The Vermont Department of Environmental Conservation (VDEC) is currently in the process of reviewing and reauthorizing its Hazardous Waste Management Regulations. Mixed among the updates is a proposed provision that should be of great concern to generators of used oil wastewater. Section 7-805 of VDEC’s hazardous waste regulations delineates the requirements for wastewater to be considered used oil, which currently is not subject to the Department’s regulations for disposal of hazardous waste. However, the proposed regulations add §7-805(g) to its section on used oil determination. This section would require that manufacturers review the composition of their wastewater. If the wastewater contains less than 50% used oil, and the non-oil wastewater could otherwise be classified as a hazardous waste, then the manufacturer would be required either remove the hazardous materials from the used oil, or else treat the entirety of the wastewater under VDEC’s regulations for treatment of hazardous waste. As most wastewater currently classified as used oil contains greater than 50% water and contaminants, the adoption of this provision would have a significant impact on oily wastewater treatment.

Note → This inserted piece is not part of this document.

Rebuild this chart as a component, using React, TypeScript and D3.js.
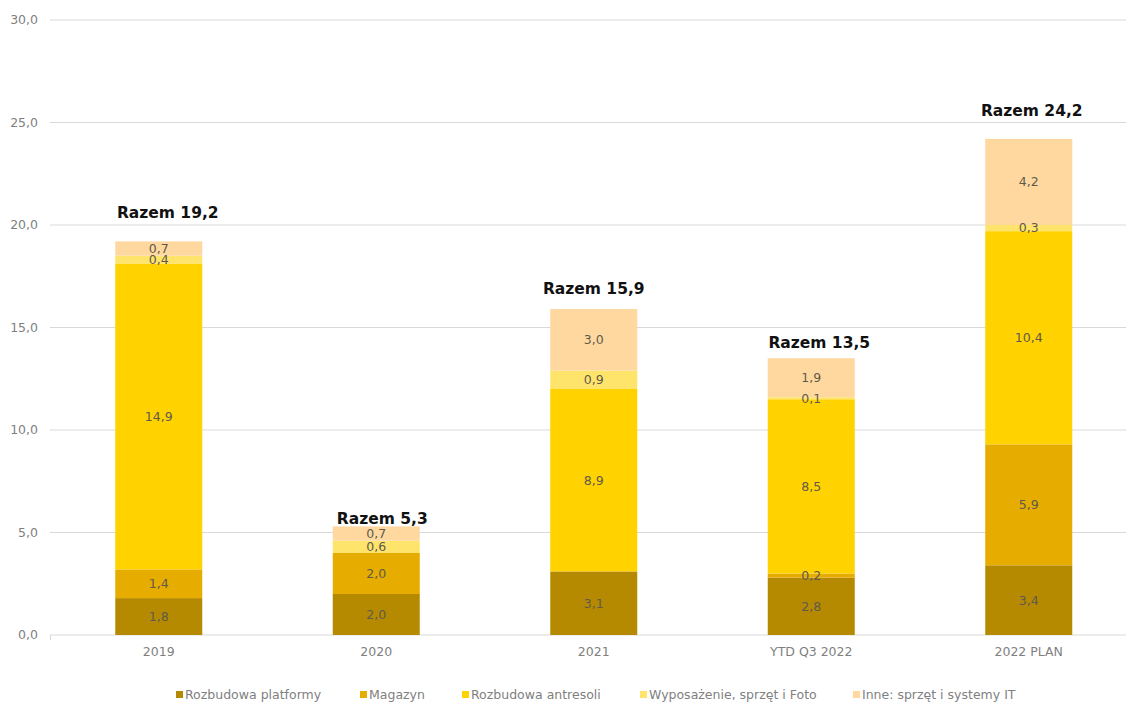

The classification of “oily wastewater” as hazardous waste would have a significant impact on manufacturers within Vermont. First, the process of determining whether the water consisted of used oil or hazardous waste would be fraught. The change in classification would require generators of oily wastewater to test their wastewater to determine both the percentage of used oil and whether the remainder of the wastewater has hazardous waste characteristics. Accurate testing would require additional personnel training and equipment, and even then may not be entirely accurate, especially when the percentage of used oil approaches 50%. Should the wastewater be determined to be used oil by the generator, but hazardous waste by the treatment facility, then the waste will likely need to be returned to the generator at their expense. Furthermore, generators of oily wastewater would suddenly be considered producers of hazardous waste, and subject to a number of additional requirements under VDEC regulations.
Second, §7-805 would make the disposal of oily wastewater significantly more expensive. Currently, oily wastewater is treated in wastewater treatment facilities. However, these facilities are largely incapable of properly treating hazardous wastes, and are generally subject to strict regulation preventing them from doing so. Alternative means of treatment are significantly more expensive. Resource Conservation and Recovery Act (RCRA) and Clean Air Act regulations contain strict requirements for the evaporation of the water, and disposal in a landfill would be prohibitively expensive. Incineration could be a viable option, but there are few incineration sites near Vermont, and the cost to transport the wastewater would be significant. As a result, the enactment of this provision promises to increase the costs of oily wastewater treatment considerably.
Section 7-805(g) would be the first provision of its kind in the United States. Nationally, RCRA established the regulatory framework for generation, management, treatment, and disposal of hazardous waste. The U.S. Environmental Protection Agency’s (EPA) regulations promulgated under RCRA have explicitly set forth a separate process for the treatment of used oil in 40 CFR Part 279. Specifically, in 40 CFR §279.10, EPA exempted many solutions that contained used oil from the hazardous waste classification, even if they exhibited characteristics or contained amounts of hazardous waste, instead subjecting them to separate but less restrictive treatment requirements. Many states have adopted portions or all of 40 CFR Part 279, and while Vermont has not, the VDEC’s Hazardous Waste Management Regulations have contained similar classifications for used oil. Vermont’s deviation from its used oil regulations could have a significant impact on other states, or even EPA, should they decide to revisit their own regulations.